Both the Academic Bill of Rights and the K-12 code of ethics present stark choices between blacklists and open debates. They ask parents and legislators to decide whether they want the next generation to be able to engage with ideas, or to reflexively ignore, purge and shout down anyone they don’t like.
Radical teachers who replace debate with blacklists in the classroom don’t just teach students bad political and civic habits, but also bad social habits. The inability of many millennials to deal with criticism in the workplace, and to meet criticism with political attacks, can be traced back to how they were socialized in the classroom to treat any disagreement as unacceptable and dangerous.
The David Horowitz Freedom Center has never called for barring political ideas from the classroom. That is a false statement repeatedly made by blacklisters who want classrooms to include only one point of view. The Center believes that a free society is built on the ability to see different points of view. The blacklisters believe that any point of view other than their own ought to be blacklisted from public life.

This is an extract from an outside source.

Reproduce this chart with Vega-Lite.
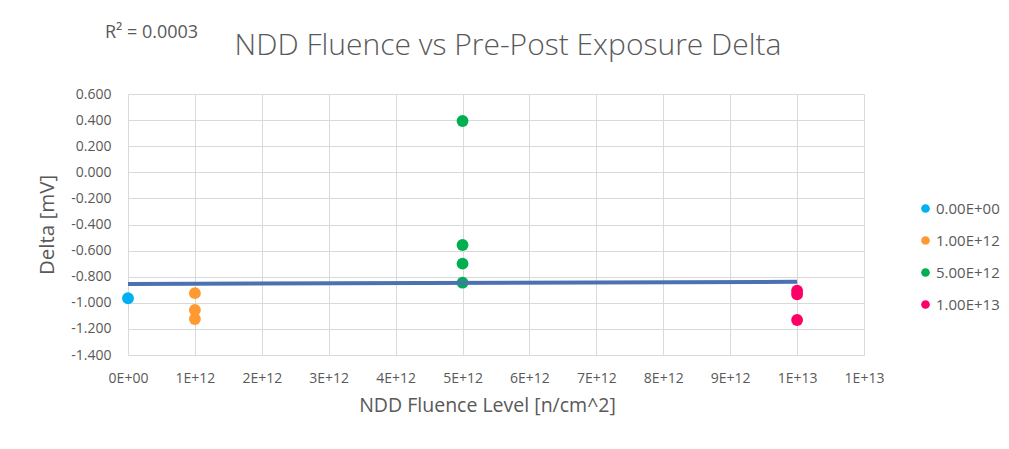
{
  "$schema": "https://vega.github.io/schema/vega-lite/v6.json",
  "width": 736,
  "height": 261,
  "autosize": {"type": "none"},
  "padding": {"left": 128, "top": 94, "right": 145, "bottom": 94},
  "background": "white",
  "datasets": {
    "pts": [
      {"fluence": 0, "delta": -0.965, "series": "0.00E+00"},
      {"fluence": 1e12, "delta": -0.926, "series": "1.00E+12"},
      {"fluence": 1e12, "delta": -1.055, "series": "1.00E+12"},
      {"fluence": 1e12, "delta": -1.124, "series": "1.00E+12"},
      {"fluence": 5e12, "delta": 0.393, "series": "5.00E+12"},
      {"fluence": 5e12, "delta": -0.557, "series": "5.00E+12"},
      {"fluence": 5e12, "delta": -0.700, "series": "5.00E+12"},
      {"fluence": 5e12, "delta": -0.846, "series": "5.00E+12"},
      {"fluence": 1e13, "delta": -0.907, "series": "1.00E+13"},
      {"fluence": 1e13, "delta": -0.935, "series": "1.00E+13"},
      {"fluence": 1e13, "delta": -1.132, "series": "1.00E+13"}
    ],
    "trend": [
      {"fluence": 0, "delta": -0.856},
      {"fluence": 1e13, "delta": -0.839}
    ],
    "zeroline": [
      {"delta": 0}
    ],
    "note": [
      {"fluence": -3.45e11, "delta": 1.07, "label": "R² = 0.0003"}
    ],
    "heading": [
      {"fluence": 5.68e12, "delta": 0.965, "label": "NDD Fluence vs Pre-Post Exposure Delta"}
    ]
  },
  "config": {
    "view": {"stroke": null},
    "axis": {
      "labelFont": "Open Sans",
      "labelFontSize": 14,
      "labelColor": "#595959",
      "titleFont": "Open Sans",
      "titleFontSize": 19.5,
      "titleFontWeight": "normal",
      "titleColor": "#595959",
      "gridColor": "#D9D9D9",
      "gridWidth": 1,
      "domain": false,
      "ticks": false,
      "labelOverlap": false,
      "labelFlush": false
    },
    "legend": {
      "labelFont": "Open Sans",
      "labelFontSize": 15,
      "labelColor": "#595959"
    }
  },
  "encoding": {
    "x": {
      "field": "fluence",
      "type": "quantitative",
      "scale": {"domain": [0, 1.1e13], "nice": false, "zero": false},
      "axis": {
        "title": "NDD Fluence Level [n/cm^2]",
        "values": [0, 1e12, 2e12, 3e12, 4e12, 5e12, 6e12, 7e12, 8e12, 9e12, 1e13, 1.1e13],
        "labelExpr": "datum.value == 0 ? '0E+00' : upper(format(datum.value, '.0e'))",
        "labelOverlap": false,
        "labelPadding": 16,
        "titlePadding": 11,
        "titleX": 359,
        "titleAlign": "center"
      }
    },
    "y": {
      "field": "delta",
      "type": "quantitative",
      "scale": {"domain": [-1.4, 0.6], "nice": false, "zero": false},
      "axis": {
        "title": "Delta [mV]",
        "titleFontSize": 20.5,
        "values": [-1.4, -1.2, -1, -0.8, -0.6, -0.4, -0.2, 0, 0.2, 0.4, 0.6],
        "labelExpr": "replace(format(datum.value, '.3f'), '−', '-')",
        "labelOverlap": false,
        "labelPadding": 17,
        "titlePadding": 13
      }
    }
  },
  "layer": [
    {
      "data": {"name": "pts"},
      "mark": {"type": "point", "filled": true, "shape": "circle", "size": 140, "opacity": 1},
      "encoding": {
        "color": {
          "field": "series",
          "type": "nominal",
          "scale": {
            "domain": ["0.00E+00", "1.00E+12", "5.00E+12", "1.00E+13"],
            "range": ["#00B0F0", "#FF9A33", "#00B050", "#FF0066"]
          },
          "legend": {
            "title": null,
            "orient": "none",
            "legendX": 790,
            "legendY": 107,
            "symbolType": "circle",
            "symbolSize": 75,
            "symbolStrokeWidth": 0,
            "symbolOpacity": 1,
            "rowPadding": 16,
            "labelOffset": 3
          }
        }
      }
    },
    {
      "data": {"name": "zeroline"},
      "mark": {"type": "rule", "color": "#BFBFBF", "strokeWidth": 1},
      "encoding": {"x": {"datum": 0}, "x2": {"datum": 1.1e13}}
    },
    {
      "data": {"name": "trend"},
      "mark": {"type": "line", "color": "#4A72B0", "strokeWidth": 4}
    },
    {
      "data": {"name": "note"},
      "mark": {"type": "text", "font": "Open Sans", "fontSize": 18, "color": "#595959", "align": "left", "baseline": "middle"},
      "encoding": {"text": {"field": "label"}}
    },
    {
      "data": {"name": "heading"},
      "mark": {"type": "text", "font": "Open Sans", "fontSize": 30, "fontWeight": 300, "color": "#595959", "align": "center", "baseline": "middle"},
      "encoding": {"text": {"field": "label"}}
    }
  ]
}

The blacklist has become the defining engine of politics.
“For more than a decade, I myself have been at the top of the Southern Poverty Law Center’s hate lists,” David Horowitz wrote of his experience being blacklisted.
But you don’t have to be David Horowitz to be blacklisted. Every conservative sooner or later will experience the force of the blacklist. And even children in the classroom will feel it too.
That’s why the Freedom Center has made fighting for the civil rights of students in classrooms across the country into its signature issue. No child should have to go through what Horowitz and many conservatives have had to endure as adults. The freedom of their minds is worth fighting for.
The K-12 code of ethics is being blacklisted, but it’s also the best defense against the blacklist.